3. Incident Response and Detection Weaknesses (54% of Clients)

Roughly half of the institutions lacked SWIFT-specific incident response playbooks, escalation matrices, or integration with enterprise SOC workflows.
While many organizations have a general IR plan, few have tested or simulated SWIFT payment fraud scenarios — a critical gap when rapid discovery & containment and fund recovery are time-sensitive.
Complementing this, logging and monitoring (Control 6.4) continues to lag, with limited 24×7 coverage and incomplete log collection from SWIFT secure zones.

Risk: Without a tested SWIFT response plan or targeted monitoring, organizations risk delayed detection and prolonged recovery in case of a breach by which time fraudulently transacted funds have moved out of jurisdiction and changed hands.

4. Transactional and Access Control Weaknesses (54% of Clients)

Controls governing transaction business hours, transaction limits, RMA relationships, and physical security remain inconsistent.

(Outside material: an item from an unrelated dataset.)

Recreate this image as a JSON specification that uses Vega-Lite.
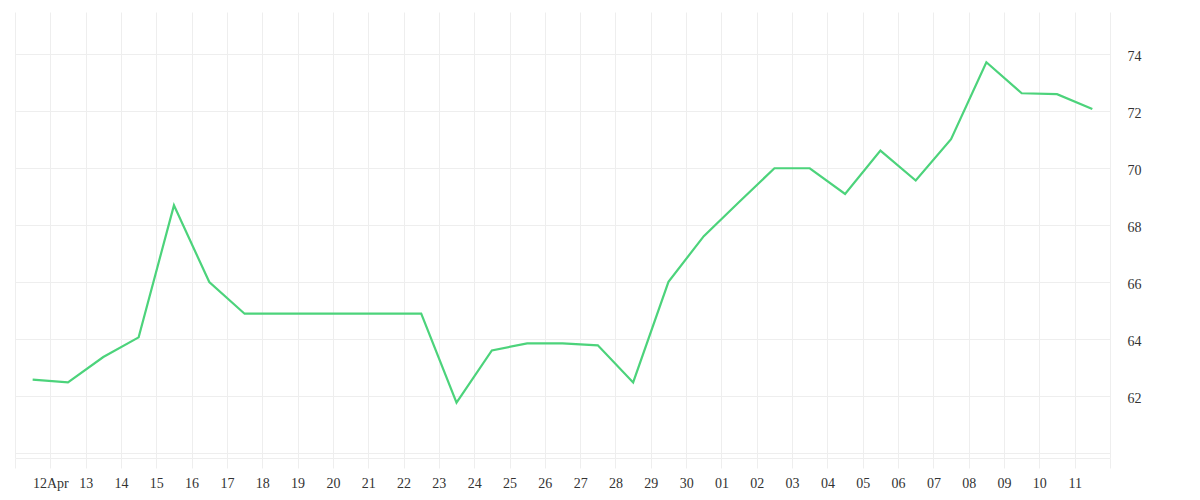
{
  "$schema": "https://vega.github.io/schema/vega-lite/v6.json",
  "autosize": "none",
  "width": 1095,
  "height": 446,
  "padding": {"left": 15, "top": 12, "right": 90, "bottom": 42},
  "background": "white",
  "config": {
    "view": {"stroke": null},
    "axis": {"labelFont": "Liberation Serif", "labelFontSize": 14, "labelColor": "#333333", "gridColor": "#eeeeee", "gridWidth": 1}
  },
  "data": {
    "values": [
      {"date": "2024-04-11T12:00:00Z", "value": 62.59},
      {"date": "2024-04-12T12:00:00Z", "value": 62.49},
      {"date": "2024-04-13T12:00:00Z", "value": 63.38},
      {"date": "2024-04-14T12:00:00Z", "value": 64.07},
      {"date": "2024-04-15T12:00:00Z", "value": 68.70},
      {"date": "2024-04-16T12:00:00Z", "value": 66.01},
      {"date": "2024-04-17T12:00:00Z", "value": 64.90},
      {"date": "2024-04-18T12:00:00Z", "value": 64.90},
      {"date": "2024-04-19T12:00:00Z", "value": 64.90},
      {"date": "2024-04-20T12:00:00Z", "value": 64.90},
      {"date": "2024-04-21T12:00:00Z", "value": 64.90},
      {"date": "2024-04-22T12:00:00Z", "value": 64.90},
      {"date": "2024-04-23T12:00:00Z", "value": 61.78},
      {"date": "2024-04-24T12:00:00Z", "value": 63.61},
      {"date": "2024-04-25T12:00:00Z", "value": 63.86},
      {"date": "2024-04-26T12:00:00Z", "value": 63.86},
      {"date": "2024-04-27T12:00:00Z", "value": 63.79},
      {"date": "2024-04-28T12:00:00Z", "value": 62.49},
      {"date": "2024-04-29T12:00:00Z", "value": 66.02},
      {"date": "2024-04-30T12:00:00Z", "value": 67.62},
      {"date": "2024-05-01T12:00:00Z", "value": 68.82},
      {"date": "2024-05-02T12:00:00Z", "value": 70.00},
      {"date": "2024-05-03T12:00:00Z", "value": 70.00},
      {"date": "2024-05-04T12:00:00Z", "value": 69.10},
      {"date": "2024-05-05T12:00:00Z", "value": 70.62},
      {"date": "2024-05-06T12:00:00Z", "value": 69.57},
      {"date": "2024-05-07T12:00:00Z", "value": 71.02},
      {"date": "2024-05-08T12:00:00Z", "value": 73.72},
      {"date": "2024-05-09T12:00:00Z", "value": 72.63},
      {"date": "2024-05-10T12:00:00Z", "value": 72.60},
      {"date": "2024-05-11T12:00:00Z", "value": 72.08}
    ]
  },
  "mark": {"type": "line", "color": "#4cd37b", "strokeWidth": 2.2, "clip": true},
  "encoding": {
    "x": {
      "field": "date",
      "type": "temporal",
      "scale": {"type": "utc", "domain": [{"year": 2024, "month": 4, "date": 11, "utc": true}, {"year": 2024, "month": 5, "date": 12, "utc": true}], "nice": false},
      "axis": {
        "title": null,
        "tickCount": {"interval": "day", "step": 1},
        "grid": true,
        "domain": true,
        "domainColor": "#eeeeee",
        "ticks": true,
        "tickColor": "#eeeeee",
        "tickSize": 10,
        "labelPadding": 8,
        "labelOverlap": false,
        "labelFlush": false,
        "labelBound": false,
        "labelExpr": "(utcmonth(datum.value) == 3 && utcdate(datum.value) == 11) || (utcmonth(datum.value) == 4 && utcdate(datum.value) == 12) ? '' : (utcmonth(datum.value) == 3 && utcdate(datum.value) == 12 ? '12Apr' : utcFormat(datum.value, '%d'))"
      }
    },
    "y": {
      "field": "value",
      "type": "quantitative",
      "scale": {"domain": [59.84, 75.48], "nice": false, "zero": false},
      "axis": {
        "title": null,
        "orient": "right",
        "values": [60, 62, 64, 66, 68, 70, 72, 74],
        "grid": true,
        "domain": false,
        "ticks": false,
        "labelPadding": 17,
        "labelOffset": 2,
        "labelExpr": "datum.value == 60 ? '' : datum.label"
      }
    }
  }
}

Many institutions still SWIFT and other payment systems open during off-hours or weekends without additional safeguards — a known vulnerability window exploited in prior SWIFT-related fraud cases.
Old/unused or dormant RMA counterparty relationships also persist which increase the likelihood of being abused by attackers. Many RMA records do not include message-type restrictions, increasing exposure to fraudulent or misdirected transfers.

Risk: Weak business controls and unmaintained counterparties create exploitable paths for fraudulent payment initiation or manipulation.

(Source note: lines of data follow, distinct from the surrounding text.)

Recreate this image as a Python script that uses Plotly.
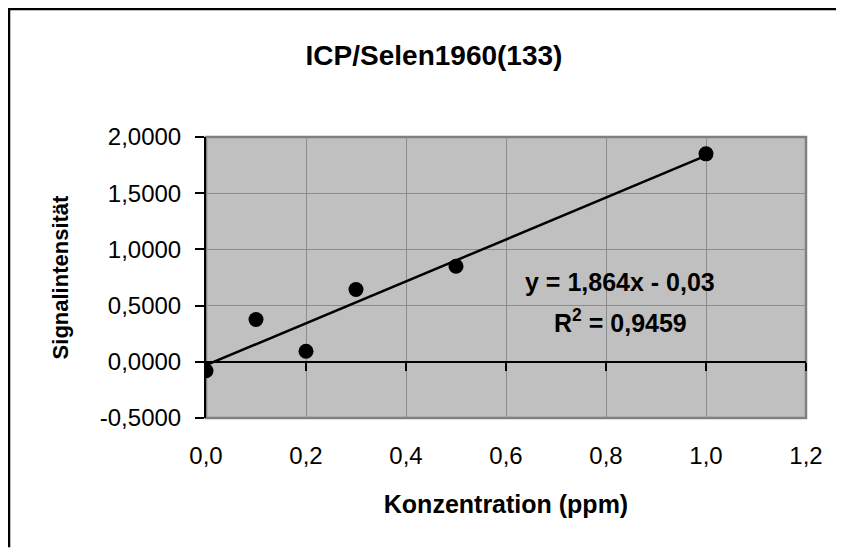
import plotly.graph_objects as go

# Kalibrierdaten ICP / Selen
konzentration = [0.0, 0.1, 0.2, 0.3, 0.5, 1.0]
signal = [-0.08, 0.376, 0.094, 0.643, 0.85, 1.85]

# lineare Regression (wie im Diagramm angegeben)
slope = 1.864
intercept = -0.03
trend_x = [0.0, 1.0]
trend_y = [slope * x + intercept for x in trend_x]

x_ticks = [0.0, 0.2, 0.4, 0.6, 0.8, 1.0, 1.2]
y_ticks = [-0.5, 0.0, 0.5, 1.0, 1.5, 2.0]

FONT = "Liberation Sans, Arial, sans-serif"


def de(v, digits):
    return f"{v:.{digits}f}".replace(".", ",")


fig = go.Figure()

fig.add_trace(go.Scatter(
    x=trend_x,
    y=trend_y,
    mode="lines",
    line=dict(color="black", width=2.5),
    xaxis="x2",
    yaxis="y",
    showlegend=False,
))

fig.add_trace(go.Scatter(
    x=konzentration,
    y=signal,
    mode="markers",
    marker=dict(color="black", size=15),
    showlegend=False,
))

# plot area frame (grey)
fig.add_shape(
    type="rect", xref="x domain", yref="y domain",
    x0=0, x1=1, y0=0, y1=1,
    line=dict(color="#808080", width=2.5),
    layer="below",
)

# outer chart border (only top and left visible), kept inside the figure
fig.add_shape(type="line", xref="paper", yref="paper",
              x0=-0.33, x1=1.05, y0=1.4555, y1=1.4555,
              line=dict(color="black", width=2.5))
fig.add_shape(type="line", xref="paper", yref="paper",
              x0=-0.3283, x1=-0.3283, y0=-0.46, y1=1.46,
              line=dict(color="black", width=2.5))

fig.add_annotation(
    x=0.828, y=0.714, xref="x", yref="y",
    text="<b>y = 1,864x - 0,03</b>",
    showarrow=False,
    font=dict(family=FONT, size=25, color="black"),
)
fig.add_annotation(
    x=0.828, y=0.367, xref="x", yref="y",
    text="<b>R<sup>2</sup> = 0,9459</b>",
    showarrow=False,
    font=dict(family=FONT, size=25, color="black"),
)

fig.update_layout(
    width=831,
    height=542,
    margin=dict(l=198, r=33, t=129, b=132),
    paper_bgcolor="white",
    plot_bgcolor="#C0C0C0",
    font=dict(family=FONT, color="black"),
    title=dict(
        text="<b>ICP/Selen1960(133)</b>",
        x=426 / 831, xref="container", xanchor="center",
        y=1 - 47 / 542, yref="container", yanchor="middle",
        font=dict(family=FONT, size=28, color="black"),
    ),
    xaxis=dict(
        range=[0, 1.2],
        tickvals=x_ticks,
        ticktext=[de(v, 1) for v in x_ticks],
        ticks="",
        showline=False,
        showgrid=True,
        gridcolor="#8c8c8c",
        gridwidth=1,
        zeroline=False,
        tickfont=dict(size=24),
        ticklabelstandoff=21,
        title=dict(text="<b>Konzentration (ppm)</b>", font=dict(size=25), standoff=27),
    ),
    xaxis2=dict(
        overlaying="x",
        range=[0, 1.2],
        tickvals=x_ticks,
        anchor="free",
        position=0.2,
        side="bottom",
        ticks="outside",
        ticklen=8,
        tickwidth=1.5,
        tickcolor="black",
        showticklabels=False,
        showgrid=False,
        zeroline=False,
        showline=False,
    ),
    yaxis=dict(
        range=[-0.5, 2.0],
        tickvals=y_ticks,
        ticktext=[de(v, 4) for v in y_ticks],
        ticks="outside",
        ticklen=9,
        tickwidth=1.5,
        tickcolor="black",
        showline=True,
        linecolor="black",
        linewidth=2,
        showgrid=True,
        gridcolor="#8c8c8c",
        gridwidth=1,
        zeroline=True,
        zerolinecolor="black",
        zerolinewidth=1.5,
        tickfont=dict(size=24),
        ticklabelstandoff=9,
        title=dict(text="<b>Signalintensität</b>", font=dict(size=22), standoff=25),
    ),
)

fig.write_html("out.html")
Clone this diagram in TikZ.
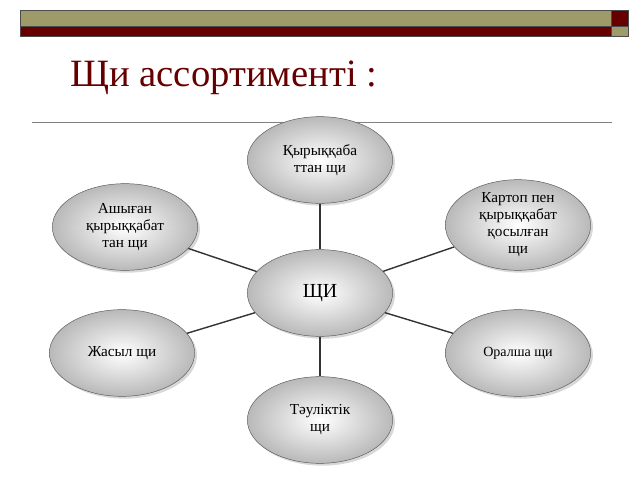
\documentclass[tikz,border=0pt]{standalone}
\usepackage{fontspec}
\setmainfont{Liberation Serif}
\usetikzlibrary{shadows,shapes.geometric}
\definecolor{olivebar}{HTML}{9E9A6A}
\definecolor{darkred}{HTML}{660000}
\begin{document}
\begin{tikzpicture}[x=0.03cm, y=-0.03cm]
\tikzstyle{dish} = [ellipse, draw=gray!70!black, inner color=white, outer color=gray!55, minimum width=124pt, minimum height=74pt, inner sep=0pt, align=center, font=\fontsize{13}{14.5}\selectfont, drop shadow={shadow xshift=2pt, shadow yshift=-2pt, fill=gray!60}]
\tikzstyle{link} = [very thick, black!80]

\useasboundingbox (0,0) rectangle (640,480);
% header bars
\draw[fill=olivebar, draw=black!70] (20,10) rectangle (611,26);
\draw[fill=darkred, draw=black!70] (611,10) rectangle (628,26);
\draw[fill=darkred, draw=black!70] (20,26) rectangle (611,36);
\draw[fill=olivebar, draw=black!70] (611,26) rectangle (628,36);
\node[anchor=west, text=darkred, font=\fontsize{33}{38}\selectfont, inner sep=0pt] (title) at (70,78) {Щи ассортименті :};
\draw[gray] (32,122) -- (612,122);

\node[dish] (center) at (320,293) {\fontsize{17}{19}\selectfont ЩИ};
\node[dish] (top) at (320,160) {Қырыққаба\\ттан щи};
\node[dish] (lefttop) at (125,227) {Ашыған\\қырыққабат\\тан щи};
\node[dish] (righttop) at (518,225) {Картоп пен\\қырыққабат\\қосылған\\щи};
\node[dish] (leftbot) at (122,353) {Жасыл щи};
\node[dish, font=\fontsize{12}{14}\selectfont] (rightbot) at (518,353) {Оралша щи};
\node[dish] (bottom) at (320,420) {Тәуліктік\\щи};

\draw[link] (center) -- (top);
\draw[link] (center) -- (lefttop);
\draw[link] (center) -- (righttop);
\draw[link] (center) -- (leftbot);
\draw[link] (center) -- (rightbot);
\draw[link] (center) -- (bottom);
\end{tikzpicture}
\end{document}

5. Back-office Data Flow and Encryption Gaps (46% of Clients)

Roughly half of the organizations showed unclear internal back-office data flows between SWIFT interfaces and back-office systems. Encryption validation and configuration hardening were inconsistently implemented.

Risk: Attackers could intercept, alter, or monitor unencrypted message traffic within the secure zone, compromising transaction integrity.

6. Testing and Scenario-Based Risk Assessment (54% of Clients)

Advisory Control 7.4A revealed that most risk assessments remain generic penetration tests, not realistic SWIFT simulations. Few organizations validate whether defensive controls activate during a SWIFT-targeted attack.

Risk: Without real-world testing, institutions underestimate risk exposure and fail to detect gaps in control effectiveness until after an incident.

WICS Value-Added Approach to SWIFT Security

The 2025 assessments make one message clear: while most institutions have made significant progress in deploying SWIFT controls, many still struggle to prove that those controls work as intended. Patching delays, configuration drift, incomplete monitoring, and insufficient incident playbooks continue to create blind spots that can undermine even well-designed environments. The key challenge ahead is not compliance — it’s control assurance.

At World Informatix Cyber Security (WICS), we help institutions move beyond checkbox compliance to achieve measurable, sustainable security.


Our proprietary SWIFT assessment framework, aligned with SWIFT’s 3 core objectives, 7 principles, and 32 controls, evaluates over 200 control points to assess both compliance and operational effectiveness. This evidence-based approach provides a real-world view of how secure, monitored, and audit-ready your SWIFT environment truly is.

Because WICS has served as an investigating partner in high-impact cyber incidents, our consultants bring field-tested insight that transforms technical findings into actionable resilience. We don’t just identify gaps — we show clients how to close them with process, technology, and governance improvements that withstand real-world attacks.

How WICS Supports You in 2025

As organizations finalize their 2025 attestations, WICS continues to assist clients through:

  • Pre-attestation readiness checks to validate documentation and control evidence
  • Evidence-based gap analysis to confirm operational maturity
  • Advisory alignment with the SWIFT CSP 2025 Framework, ensuring lasting compliance and resilience

In an environment where cyber threats evolve faster than annual attestations, success depends on demonstrating not only that controls exist — but that they are effective, tested, and sustainable.

WICS helps financial institutions turn compliance into confidence — building SWIFT ecosystems that are secure by design, resilient in practice, and ready for any audit.